Changing Roles of Women’s Earnings Potential in Marriage Formation in Japan
Setsuya Fukuda, Max Planck Institute for Demographic Research
Date: Wed, 2 February 2011 , Time: 14:00-15:00
Japan is one of a few developed countries in which marriage and higher earning potential among women are negatively associated. As the proportion of births occurring outside of marriage remains low in Japan, fertility is still significantly influenced by marriage trends, which are in turn influenced by societal expectations regarding the marriageability of women with high economic potential. Previous studies have suggested that the economic independence is at the root of this negative relationship, but how persistent will this relationship prove to be? As women’s education rapidly catches up with men’s while young men’s economic prospects are stagnated, there is reason to suspect that marriage patterns are also in transition in recent Japan.
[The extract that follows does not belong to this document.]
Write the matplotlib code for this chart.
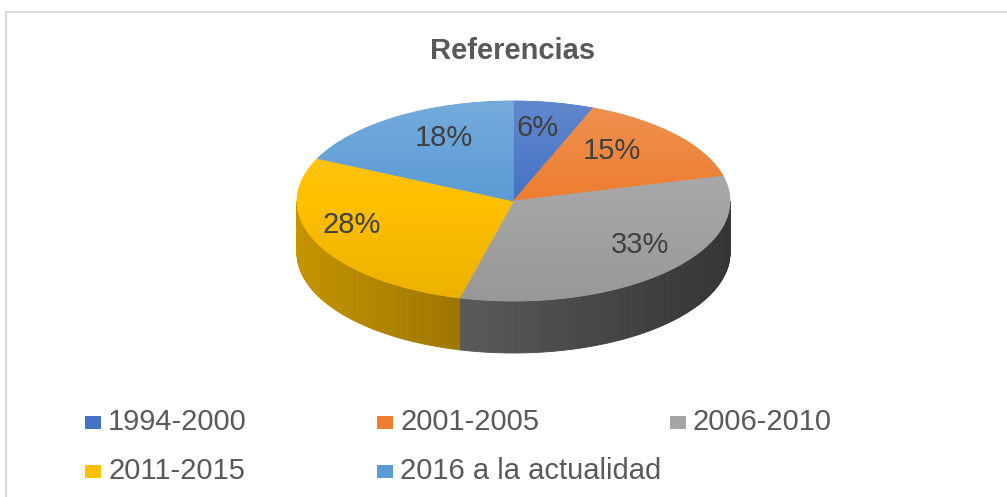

This study examines the latest marriage behavior among Japanese women from 1993 to 2008, focusing on the relationship between women’s economic emancipation and marriage in a gender-traditional society. Using a longest panel survey available in Japan, the study will first demonstrate that the effects of women’s education and earnings have reversed, and are now in fact positive. The study discusses the social meaning of the change and suggests prospects of future research on demography of Japanese families.
About the presenter
Setsuya Fukuda is a research scientist at the Max Planck Institute for Demographic Research in Rostock, Germany, since 2008. In 2007, he received his PhD in economics from Meiji University in Tokyo, where he has also obtained his master degree. His research interests are marriage, fertility and changing life course trajectories of young adults in Japan.